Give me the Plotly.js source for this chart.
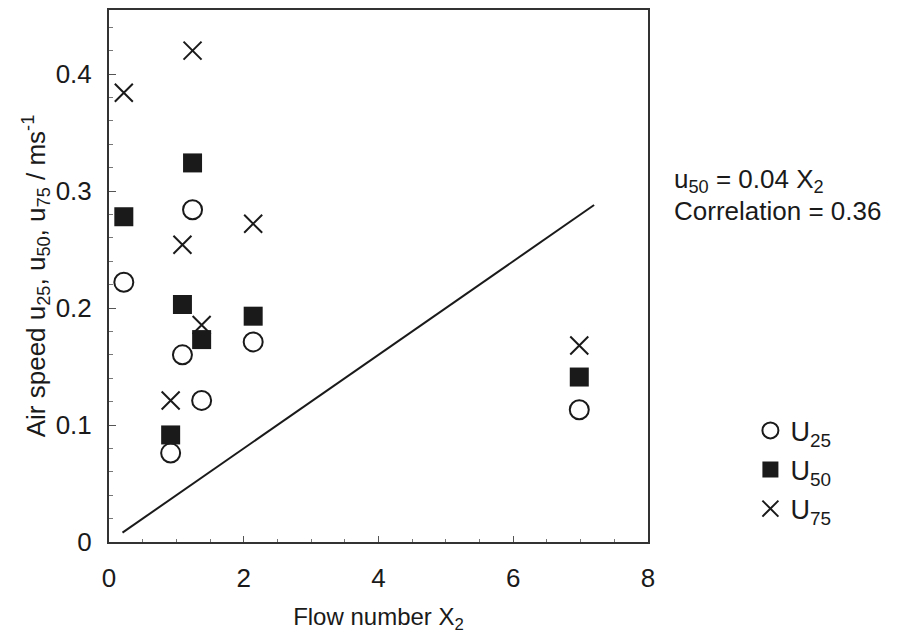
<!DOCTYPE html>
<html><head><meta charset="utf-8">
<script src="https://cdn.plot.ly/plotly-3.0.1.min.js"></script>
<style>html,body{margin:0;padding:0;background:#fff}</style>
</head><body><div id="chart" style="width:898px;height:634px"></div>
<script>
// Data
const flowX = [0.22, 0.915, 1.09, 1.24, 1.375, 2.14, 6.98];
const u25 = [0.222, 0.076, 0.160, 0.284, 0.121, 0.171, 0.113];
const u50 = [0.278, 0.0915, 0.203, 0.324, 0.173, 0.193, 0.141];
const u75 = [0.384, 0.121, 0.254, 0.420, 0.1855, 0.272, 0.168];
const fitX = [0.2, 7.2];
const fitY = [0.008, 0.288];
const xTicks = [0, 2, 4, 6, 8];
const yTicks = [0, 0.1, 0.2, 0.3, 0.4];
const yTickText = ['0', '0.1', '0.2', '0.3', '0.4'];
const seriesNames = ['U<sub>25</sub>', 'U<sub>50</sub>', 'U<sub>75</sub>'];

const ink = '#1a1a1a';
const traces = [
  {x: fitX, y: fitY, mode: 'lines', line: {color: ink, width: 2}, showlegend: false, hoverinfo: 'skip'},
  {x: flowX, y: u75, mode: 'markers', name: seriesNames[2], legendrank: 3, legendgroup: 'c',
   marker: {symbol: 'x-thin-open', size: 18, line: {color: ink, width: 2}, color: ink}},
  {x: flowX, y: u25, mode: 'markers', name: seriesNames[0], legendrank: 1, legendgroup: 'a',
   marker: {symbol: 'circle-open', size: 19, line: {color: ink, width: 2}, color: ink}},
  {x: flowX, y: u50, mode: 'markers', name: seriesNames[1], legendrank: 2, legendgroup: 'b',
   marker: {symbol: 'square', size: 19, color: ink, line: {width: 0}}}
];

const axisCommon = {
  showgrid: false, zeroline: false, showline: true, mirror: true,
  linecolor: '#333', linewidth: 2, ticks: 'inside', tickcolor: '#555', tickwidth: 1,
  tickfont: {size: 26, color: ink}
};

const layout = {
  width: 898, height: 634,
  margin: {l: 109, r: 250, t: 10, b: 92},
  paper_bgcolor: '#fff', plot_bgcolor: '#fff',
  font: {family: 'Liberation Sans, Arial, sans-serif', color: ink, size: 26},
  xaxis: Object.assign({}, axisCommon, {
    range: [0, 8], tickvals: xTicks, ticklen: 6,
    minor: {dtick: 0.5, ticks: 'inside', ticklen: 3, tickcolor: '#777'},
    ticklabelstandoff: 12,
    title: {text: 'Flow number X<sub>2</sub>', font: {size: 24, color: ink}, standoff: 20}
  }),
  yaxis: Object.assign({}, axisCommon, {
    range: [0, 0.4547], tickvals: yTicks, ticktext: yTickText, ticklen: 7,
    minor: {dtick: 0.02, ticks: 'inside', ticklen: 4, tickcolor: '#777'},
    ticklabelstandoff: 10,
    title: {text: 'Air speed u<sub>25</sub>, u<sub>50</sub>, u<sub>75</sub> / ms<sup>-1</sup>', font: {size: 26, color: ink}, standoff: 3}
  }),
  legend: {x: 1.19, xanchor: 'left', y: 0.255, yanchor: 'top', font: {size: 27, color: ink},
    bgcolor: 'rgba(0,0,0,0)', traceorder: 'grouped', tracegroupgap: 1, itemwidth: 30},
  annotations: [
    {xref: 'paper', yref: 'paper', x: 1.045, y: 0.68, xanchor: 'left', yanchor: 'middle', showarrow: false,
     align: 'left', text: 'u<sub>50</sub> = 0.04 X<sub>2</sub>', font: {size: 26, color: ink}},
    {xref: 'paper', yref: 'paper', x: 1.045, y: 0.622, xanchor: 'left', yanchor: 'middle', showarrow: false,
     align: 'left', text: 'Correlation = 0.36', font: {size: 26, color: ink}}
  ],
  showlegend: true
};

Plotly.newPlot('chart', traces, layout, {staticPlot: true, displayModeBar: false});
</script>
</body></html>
+++
WORK INSTRUCTIONS:
Give again, word for word, every line from the top of the data through the line with "['U<sub>25</sub>', 'U<sub>50</sub>', 'U<sub>75</sub>'];", both ends included, and exclude the pictures.

WORKED ANSWER:
Give me the Plotly.js source for this chart.
<!DOCTYPE html>
<html><head><meta charset="utf-8">
<script src="https://cdn.plot.ly/plotly-3.0.1.min.js"></script>
<style>html,body{margin:0;padding:0;background:#fff}</style>
</head><body><div id="chart" style="width:898px;height:634px"></div>
<script>
// Data
const flowX = [0.22, 0.915, 1.09, 1.24, 1.375, 2.14, 6.98];
const u25 = [0.222, 0.076, 0.160, 0.284, 0.121, 0.171, 0.113];
const u50 = [0.278, 0.0915, 0.203, 0.324, 0.173, 0.193, 0.141];
const u75 = [0.384, 0.121, 0.254, 0.420, 0.1855, 0.272, 0.168];
const fitX = [0.2, 7.2];
const fitY = [0.008, 0.288];
const xTicks = [0, 2, 4, 6, 8];
const yTicks = [0, 0.1, 0.2, 0.3, 0.4];
const yTickText = ['0', '0.1', '0.2', '0.3', '0.4'];
const seriesNames = ['U<sub>25</sub>', 'U<sub>50</sub>', 'U<sub>75</sub>'];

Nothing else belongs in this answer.